* [Information supplied]:
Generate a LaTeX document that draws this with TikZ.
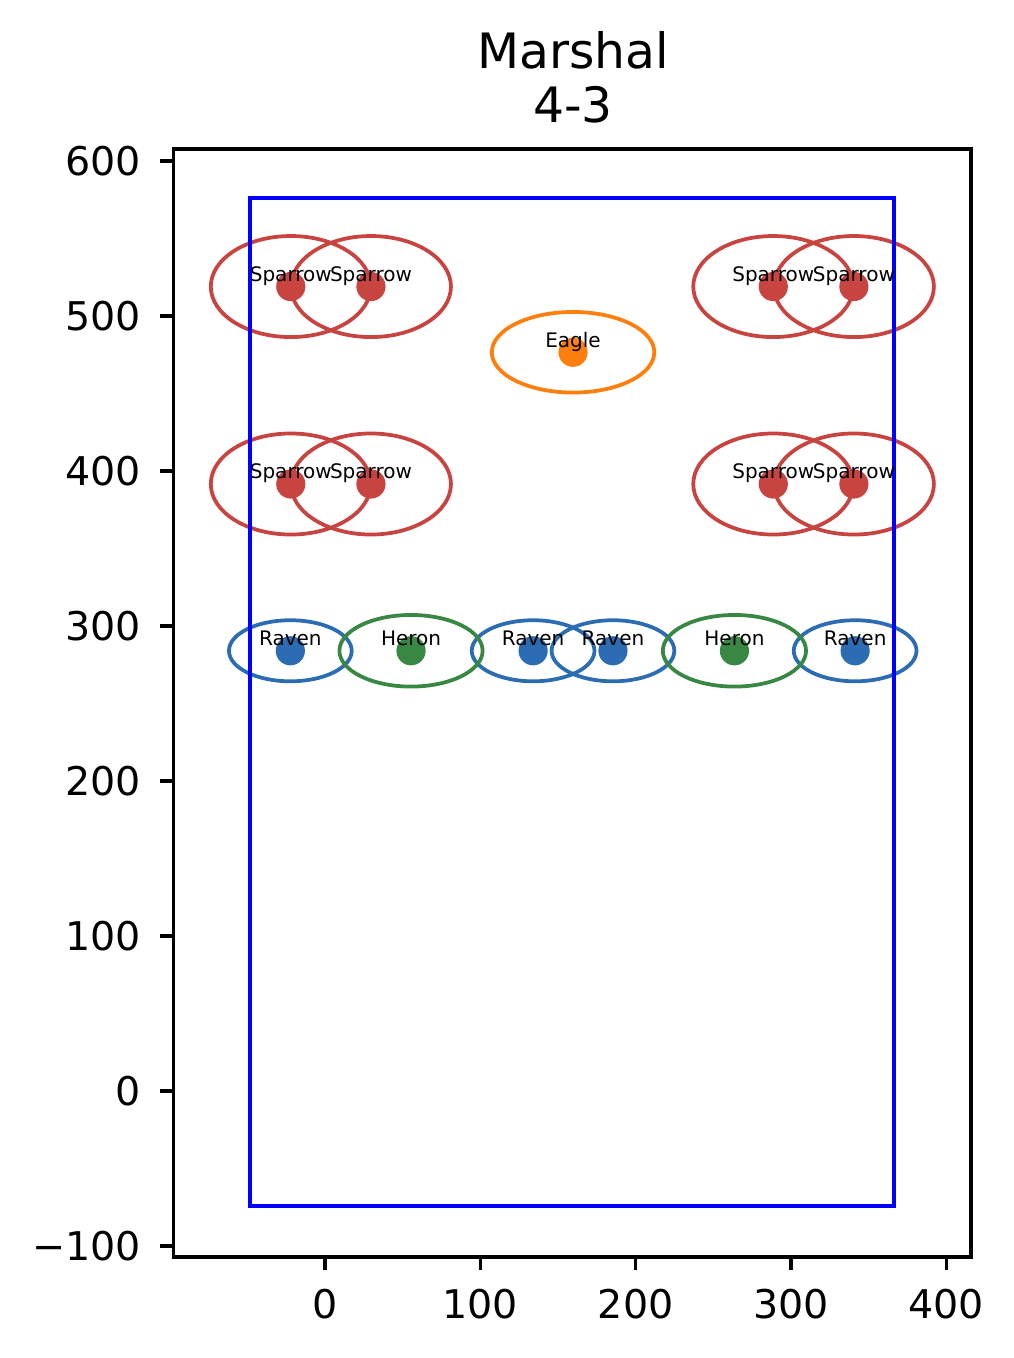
\documentclass[tikz,border=0pt]{standalone}
\usepackage{fontspec}
\setmainfont{DejaVu Sans}
\usepackage{xcolor}
\usepackage{tikz}
\usetikzlibrary{positioning}

\definecolor{sparrowred}{RGB}{199,68,64}
\definecolor{eagleorange}{RGB}{255,127,14}
\definecolor{ravenblue}{RGB}{43,108,178}
\definecolor{herongreen}{RGB}{56,135,66}

\begin{document}
\begin{tikzpicture}[
    x=0.37284pt, y=0.372pt,
    player/.style={circle, inner sep=0pt, minimum size=7pt},
    ring/.style={line width=0.9pt},
    tag/.style={anchor=base, inner sep=0pt, font=\fontsize{4.8}{5}\selectfont},
    ticklbl/.style={inner sep=0pt, font=\fontsize{9.5}{11}\selectfont},
    axisline/.style={line width=0.8pt}
]
\useasboundingbox (-209.2,-172.3) rectangle (443.5,703.9);

% Title
\node[align=center, anchor=south, inner sep=0pt, font=\fontsize{11.7}{12.96}\selectfont] (title) at (159.7,623.6) {Marshal\\4-3};

% Axes frame and ticks
\draw[axisline] (-97.5,-107.1) rectangle (415.8,607.7);
\foreach \x in {0,100,200,300,400} {
  \draw[axisline] (\x,-107.1) -- (\x,-115.5);
  \node[ticklbl, anchor=north] (xt\x) at (\x,-127.1) {\x};
}
\foreach \y/\t in {-100/−100,0/0,100/100,200/200,300/300,400/400,500/500,600/600} {
  \draw[axisline] (-97.5,\y) -- (-106.5,\y);
  \node[ticklbl, anchor=east] (yt\y) at (-117.8,\y) {\t};
}

% Sparrows
\node[player, fill=sparrowred] (sp1) at (-22,519) {};
\node[player, fill=sparrowred] (sp2) at (29.6,519) {};
\node[player, fill=sparrowred] (sp3) at (288.6,519) {};
\node[player, fill=sparrowred] (sp4) at (340.5,519) {};
\node[player, fill=sparrowred] (sp5) at (-22,391.6) {};
\node[player, fill=sparrowred] (sp6) at (29.6,391.6) {};
\node[player, fill=sparrowred] (sp7) at (288.6,391.6) {};
\node[player, fill=sparrowred] (sp8) at (340.5,391.6) {};

% Eagle
\node[player, fill=eagleorange] (eagle) at (159.7,476.6) {};

% Ravens and Herons
\node[player, fill=ravenblue] (rv1) at (-22.3,284) {};
\node[player, fill=herongreen] (hr1) at (55.4,284) {};
\node[player, fill=ravenblue] (rv2) at (134,284) {};
\node[player, fill=ravenblue] (rv3) at (185.4,284) {};
\node[player, fill=herongreen] (hr2) at (263.6,284) {};
\node[player, fill=ravenblue] (rv4) at (341.3,284) {};

% Rings
\draw[ring, sparrowred] (sp1) ellipse [x radius=51.5, y radius=32.6];
\draw[ring, sparrowred] (sp2) ellipse [x radius=51.5, y radius=32.6];
\draw[ring, sparrowred] (sp3) ellipse [x radius=51.5, y radius=32.6];
\draw[ring, sparrowred] (sp4) ellipse [x radius=51.5, y radius=32.6];
\draw[ring, sparrowred] (sp5) ellipse [x radius=51.5, y radius=32.6];
\draw[ring, sparrowred] (sp6) ellipse [x radius=51.5, y radius=32.6];
\draw[ring, sparrowred] (sp7) ellipse [x radius=51.5, y radius=32.6];
\draw[ring, sparrowred] (sp8) ellipse [x radius=51.5, y radius=32.6];
\draw[ring, eagleorange] (eagle) ellipse [x radius=52.3, y radius=26];
\draw[ring, ravenblue] (rv1) ellipse [x radius=39.5, y radius=19.7];
\draw[ring, ravenblue] (rv2) ellipse [x radius=39.5, y radius=19.7];
\draw[ring, ravenblue] (rv3) ellipse [x radius=39.5, y radius=19.7];
\draw[ring, ravenblue] (rv4) ellipse [x radius=39.5, y radius=19.7];
\draw[ring, herongreen] (hr1) ellipse [x radius=46.1, y radius=23.1];
\draw[ring, herongreen] (hr2) ellipse [x radius=46.1, y radius=23.1];

% Field
\draw[line width=1pt, blue] (-48.2,-74) rectangle (366.3,576);

% Labels
\node[tag] (sp1t) at (-22,522.3) {Sparrow};
\node[tag] (sp2t) at (29.6,522.3) {Sparrow};
\node[tag] (sp3t) at (288.6,522.3) {Sparrow};
\node[tag] (sp4t) at (340.5,522.3) {Sparrow};
\node[tag] (sp5t) at (-22,394.9) {Sparrow};
\node[tag] (sp6t) at (29.6,394.9) {Sparrow};
\node[tag] (sp7t) at (288.6,394.9) {Sparrow};
\node[tag] (sp8t) at (340.5,394.9) {Sparrow};
\node[tag] (eaglet) at (159.7,479.6) {Eagle};
\node[tag] (rv1t) at (-22.3,287.5) {Raven};
\node[tag] (hr1t) at (55.4,287.5) {Heron};
\node[tag] (rv2t) at (134,287.5) {Raven};
\node[tag] (rv3t) at (185.4,287.5) {Raven};
\node[tag] (hr2t) at (263.6,287.5) {Heron};
\node[tag] (rv4t) at (341.3,287.5) {Raven};

\end{tikzpicture}
\end{document}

* [Do this]: Print out the material word for word, omitting the pictures.

* [Result]:
Generate a LaTeX document that draws this with TikZ.
\documentclass[tikz,border=0pt]{standalone}
\usepackage{fontspec}
\setmainfont{DejaVu Sans}
\usepackage{xcolor}
\usepackage{tikz}
\usetikzlibrary{positioning}

\definecolor{sparrowred}{RGB}{199,68,64}
\definecolor{eagleorange}{RGB}{255,127,14}
\definecolor{ravenblue}{RGB}{43,108,178}
\definecolor{herongreen}{RGB}{56,135,66}

\begin{document}
\begin{tikzpicture}[
    x=0.37284pt, y=0.372pt,
    player/.style={circle, inner sep=0pt, minimum size=7pt},
    ring/.style={line width=0.9pt},
    tag/.style={anchor=base, inner sep=0pt, font=\fontsize{4.8}{5}\selectfont},
    ticklbl/.style={inner sep=0pt, font=\fontsize{9.5}{11}\selectfont},
    axisline/.style={line width=0.8pt}
]
\useasboundingbox (-209.2,-172.3) rectangle (443.5,703.9);

% Title
\node[align=center, anchor=south, inner sep=0pt, font=\fontsize{11.7}{12.96}\selectfont] (title) at (159.7,623.6) {Marshal\\4-3};

% Axes frame and ticks
\draw[axisline] (-97.5,-107.1) rectangle (415.8,607.7);
\foreach \x in {0,100,200,300,400} {
  \draw[axisline] (\x,-107.1) -- (\x,-115.5);
  \node[ticklbl, anchor=north] (xt\x) at (\x,-127.1) {\x};
}
\foreach \y/\t in {-100/−100,0/0,100/100,200/200,300/300,400/400,500/500,600/600} {
  \draw[axisline] (-97.5,\y) -- (-106.5,\y);
  \node[ticklbl, anchor=east] (yt\y) at (-117.8,\y) {\t};
}

% Sparrows
\node[player, fill=sparrowred] (sp1) at (-22,519) {};
\node[player, fill=sparrowred] (sp2) at (29.6,519) {};
\node[player, fill=sparrowred] (sp3) at (288.6,519) {};
\node[player, fill=sparrowred] (sp4) at (340.5,519) {};
\node[player, fill=sparrowred] (sp5) at (-22,391.6) {};
\node[player, fill=sparrowred] (sp6) at (29.6,391.6) {};
\node[player, fill=sparrowred] (sp7) at (288.6,391.6) {};
\node[player, fill=sparrowred] (sp8) at (340.5,391.6) {};

% Eagle
\node[player, fill=eagleorange] (eagle) at (159.7,476.6) {};

% Ravens and Herons
\node[player, fill=ravenblue] (rv1) at (-22.3,284) {};
\node[player, fill=herongreen] (hr1) at (55.4,284) {};
\node[player, fill=ravenblue] (rv2) at (134,284) {};
\node[player, fill=ravenblue] (rv3) at (185.4,284) {};
\node[player, fill=herongreen] (hr2) at (263.6,284) {};
\node[player, fill=ravenblue] (rv4) at (341.3,284) {};

% Rings
\draw[ring, sparrowred] (sp1) ellipse [x radius=51.5, y radius=32.6];
\draw[ring, sparrowred] (sp2) ellipse [x radius=51.5, y radius=32.6];
\draw[ring, sparrowred] (sp3) ellipse [x radius=51.5, y radius=32.6];
\draw[ring, sparrowred] (sp4) ellipse [x radius=51.5, y radius=32.6];
\draw[ring, sparrowred] (sp5) ellipse [x radius=51.5, y radius=32.6];
\draw[ring, sparrowred] (sp6) ellipse [x radius=51.5, y radius=32.6];
\draw[ring, sparrowred] (sp7) ellipse [x radius=51.5, y radius=32.6];
\draw[ring, sparrowred] (sp8) ellipse [x radius=51.5, y radius=32.6];
\draw[ring, eagleorange] (eagle) ellipse [x radius=52.3, y radius=26];
\draw[ring, ravenblue] (rv1) ellipse [x radius=39.5, y radius=19.7];
\draw[ring, ravenblue] (rv2) ellipse [x radius=39.5, y radius=19.7];
\draw[ring, ravenblue] (rv3) ellipse [x radius=39.5, y radius=19.7];
\draw[ring, ravenblue] (rv4) ellipse [x radius=39.5, y radius=19.7];
\draw[ring, herongreen] (hr1) ellipse [x radius=46.1, y radius=23.1];
\draw[ring, herongreen] (hr2) ellipse [x radius=46.1, y radius=23.1];

% Field
\draw[line width=1pt, blue] (-48.2,-74) rectangle (366.3,576);

% Labels
\node[tag] (sp1t) at (-22,522.3) {Sparrow};
\node[tag] (sp2t) at (29.6,522.3) {Sparrow};
\node[tag] (sp3t) at (288.6,522.3) {Sparrow};
\node[tag] (sp4t) at (340.5,522.3) {Sparrow};
\node[tag] (sp5t) at (-22,394.9) {Sparrow};
\node[tag] (sp6t) at (29.6,394.9) {Sparrow};
\node[tag] (sp7t) at (288.6,394.9) {Sparrow};
\node[tag] (sp8t) at (340.5,394.9) {Sparrow};
\node[tag] (eaglet) at (159.7,479.6) {Eagle};
\node[tag] (rv1t) at (-22.3,287.5) {Raven};
\node[tag] (hr1t) at (55.4,287.5) {Heron};
\node[tag] (rv2t) at (134,287.5) {Raven};
\node[tag] (rv3t) at (185.4,287.5) {Raven};
\node[tag] (hr2t) at (263.6,287.5) {Heron};
\node[tag] (rv4t) at (341.3,287.5) {Raven};

\end{tikzpicture}
\end{document}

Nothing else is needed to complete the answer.